WHAT YOU NEED TO DO. Your task is to filter the data below down to the lines holding "that".

MATERIALS PROVIDED.
========

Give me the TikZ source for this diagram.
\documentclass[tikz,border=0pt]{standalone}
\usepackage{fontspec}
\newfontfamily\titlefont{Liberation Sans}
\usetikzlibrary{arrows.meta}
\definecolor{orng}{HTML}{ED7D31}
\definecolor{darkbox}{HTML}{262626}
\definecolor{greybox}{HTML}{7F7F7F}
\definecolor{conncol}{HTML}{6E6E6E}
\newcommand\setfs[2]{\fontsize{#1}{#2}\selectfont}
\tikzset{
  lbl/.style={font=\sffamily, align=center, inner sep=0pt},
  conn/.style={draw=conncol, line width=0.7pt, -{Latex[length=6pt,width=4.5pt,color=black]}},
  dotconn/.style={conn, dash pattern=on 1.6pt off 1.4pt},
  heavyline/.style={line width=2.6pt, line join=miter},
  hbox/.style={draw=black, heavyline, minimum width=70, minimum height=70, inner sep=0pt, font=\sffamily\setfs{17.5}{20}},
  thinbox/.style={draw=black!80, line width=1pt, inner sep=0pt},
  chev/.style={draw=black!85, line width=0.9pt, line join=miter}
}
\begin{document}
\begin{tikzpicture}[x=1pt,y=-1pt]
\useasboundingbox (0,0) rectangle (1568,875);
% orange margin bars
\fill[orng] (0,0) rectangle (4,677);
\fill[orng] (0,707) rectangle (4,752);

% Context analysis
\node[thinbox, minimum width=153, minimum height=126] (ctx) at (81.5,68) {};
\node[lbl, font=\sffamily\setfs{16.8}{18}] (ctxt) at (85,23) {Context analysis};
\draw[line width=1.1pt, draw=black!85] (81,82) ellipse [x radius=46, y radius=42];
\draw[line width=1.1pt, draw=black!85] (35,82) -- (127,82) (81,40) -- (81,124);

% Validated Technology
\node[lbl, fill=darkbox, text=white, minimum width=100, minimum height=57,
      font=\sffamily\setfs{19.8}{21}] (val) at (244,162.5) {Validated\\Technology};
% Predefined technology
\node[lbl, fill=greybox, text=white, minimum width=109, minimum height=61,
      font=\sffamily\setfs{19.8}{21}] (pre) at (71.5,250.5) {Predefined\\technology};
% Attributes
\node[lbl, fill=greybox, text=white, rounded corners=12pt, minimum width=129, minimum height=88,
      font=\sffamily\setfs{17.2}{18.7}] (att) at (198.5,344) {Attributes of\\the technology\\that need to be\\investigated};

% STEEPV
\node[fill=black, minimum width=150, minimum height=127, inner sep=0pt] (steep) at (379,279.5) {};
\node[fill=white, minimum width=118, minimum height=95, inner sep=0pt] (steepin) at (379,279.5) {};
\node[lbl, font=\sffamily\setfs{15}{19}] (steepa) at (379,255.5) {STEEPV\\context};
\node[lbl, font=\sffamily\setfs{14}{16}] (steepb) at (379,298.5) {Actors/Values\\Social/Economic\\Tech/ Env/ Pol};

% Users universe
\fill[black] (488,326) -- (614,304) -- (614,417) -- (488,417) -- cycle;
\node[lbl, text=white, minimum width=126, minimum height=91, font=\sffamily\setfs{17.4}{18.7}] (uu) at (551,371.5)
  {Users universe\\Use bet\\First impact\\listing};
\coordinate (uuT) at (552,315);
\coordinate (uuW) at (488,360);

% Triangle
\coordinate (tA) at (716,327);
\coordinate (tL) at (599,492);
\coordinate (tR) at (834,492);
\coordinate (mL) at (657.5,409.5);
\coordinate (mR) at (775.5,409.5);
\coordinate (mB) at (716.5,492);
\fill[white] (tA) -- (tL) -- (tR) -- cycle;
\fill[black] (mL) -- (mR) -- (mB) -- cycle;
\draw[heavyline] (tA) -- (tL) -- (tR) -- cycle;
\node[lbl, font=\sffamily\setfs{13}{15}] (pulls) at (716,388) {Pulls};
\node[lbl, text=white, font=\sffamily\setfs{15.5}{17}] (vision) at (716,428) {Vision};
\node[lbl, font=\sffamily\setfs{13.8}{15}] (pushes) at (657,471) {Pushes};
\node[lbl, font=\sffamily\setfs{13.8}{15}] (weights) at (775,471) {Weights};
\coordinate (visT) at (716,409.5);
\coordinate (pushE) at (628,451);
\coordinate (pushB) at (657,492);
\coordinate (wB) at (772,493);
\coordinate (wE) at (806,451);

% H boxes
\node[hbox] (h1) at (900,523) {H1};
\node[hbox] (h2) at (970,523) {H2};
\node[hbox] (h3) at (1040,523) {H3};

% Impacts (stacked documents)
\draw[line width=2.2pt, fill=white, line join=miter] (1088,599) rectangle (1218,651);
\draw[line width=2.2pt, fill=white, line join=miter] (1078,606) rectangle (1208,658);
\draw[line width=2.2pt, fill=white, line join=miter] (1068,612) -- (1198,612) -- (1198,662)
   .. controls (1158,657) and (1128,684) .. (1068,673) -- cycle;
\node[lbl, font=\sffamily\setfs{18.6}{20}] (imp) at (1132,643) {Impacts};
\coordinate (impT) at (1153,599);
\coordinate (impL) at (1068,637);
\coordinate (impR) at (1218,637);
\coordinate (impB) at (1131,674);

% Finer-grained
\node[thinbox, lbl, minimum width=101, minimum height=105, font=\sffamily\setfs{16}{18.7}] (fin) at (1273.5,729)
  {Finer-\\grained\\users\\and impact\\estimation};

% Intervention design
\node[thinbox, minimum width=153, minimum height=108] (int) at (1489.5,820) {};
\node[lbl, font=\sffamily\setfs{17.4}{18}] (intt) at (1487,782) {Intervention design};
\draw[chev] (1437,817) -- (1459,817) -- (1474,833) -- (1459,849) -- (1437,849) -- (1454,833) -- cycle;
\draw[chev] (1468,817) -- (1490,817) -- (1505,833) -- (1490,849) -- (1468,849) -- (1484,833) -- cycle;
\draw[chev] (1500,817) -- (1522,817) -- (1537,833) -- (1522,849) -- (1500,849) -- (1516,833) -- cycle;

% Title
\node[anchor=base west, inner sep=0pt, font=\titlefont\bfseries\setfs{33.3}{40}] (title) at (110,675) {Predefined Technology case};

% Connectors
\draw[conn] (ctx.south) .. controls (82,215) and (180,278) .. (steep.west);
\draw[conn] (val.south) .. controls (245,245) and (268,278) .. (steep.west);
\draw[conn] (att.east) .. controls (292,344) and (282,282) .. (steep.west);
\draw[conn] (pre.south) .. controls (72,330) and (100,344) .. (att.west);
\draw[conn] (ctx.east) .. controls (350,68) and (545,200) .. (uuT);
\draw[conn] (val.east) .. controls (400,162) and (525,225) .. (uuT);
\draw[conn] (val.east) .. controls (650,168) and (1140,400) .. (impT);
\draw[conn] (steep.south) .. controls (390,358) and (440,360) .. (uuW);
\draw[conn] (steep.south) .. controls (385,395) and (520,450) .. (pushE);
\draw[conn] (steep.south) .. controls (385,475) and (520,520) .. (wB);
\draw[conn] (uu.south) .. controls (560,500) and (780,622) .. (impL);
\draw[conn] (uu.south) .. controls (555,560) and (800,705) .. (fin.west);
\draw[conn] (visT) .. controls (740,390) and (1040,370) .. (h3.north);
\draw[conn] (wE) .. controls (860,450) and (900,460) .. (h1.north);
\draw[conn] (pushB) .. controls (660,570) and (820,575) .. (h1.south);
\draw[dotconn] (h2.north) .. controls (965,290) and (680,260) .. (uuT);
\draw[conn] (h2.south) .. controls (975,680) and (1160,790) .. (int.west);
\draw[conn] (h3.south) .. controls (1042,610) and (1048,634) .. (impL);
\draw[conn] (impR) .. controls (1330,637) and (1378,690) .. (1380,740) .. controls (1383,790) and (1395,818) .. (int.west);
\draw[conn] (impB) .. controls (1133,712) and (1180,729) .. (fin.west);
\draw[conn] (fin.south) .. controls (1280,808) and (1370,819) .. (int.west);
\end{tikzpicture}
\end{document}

========

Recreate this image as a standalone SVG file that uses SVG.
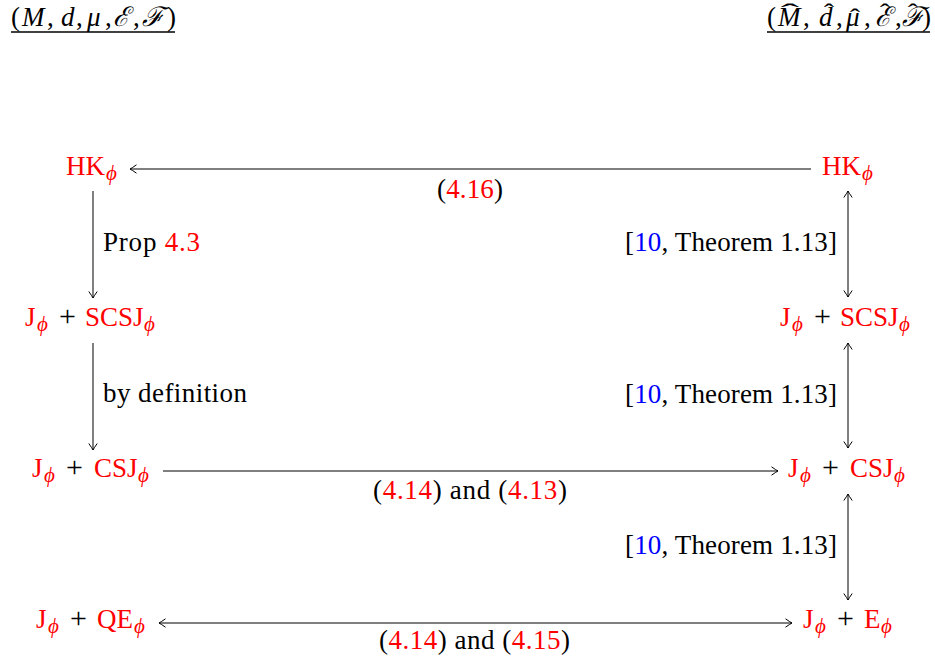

========

EXERCISE ANSWER.
      font=\sffamily\setfs{17.2}{18.7}] (att) at (198.5,344) {Attributes of\\the technology\\that need to be\\investigated};
Recreate this image as a standalone SVG file that uses SVG.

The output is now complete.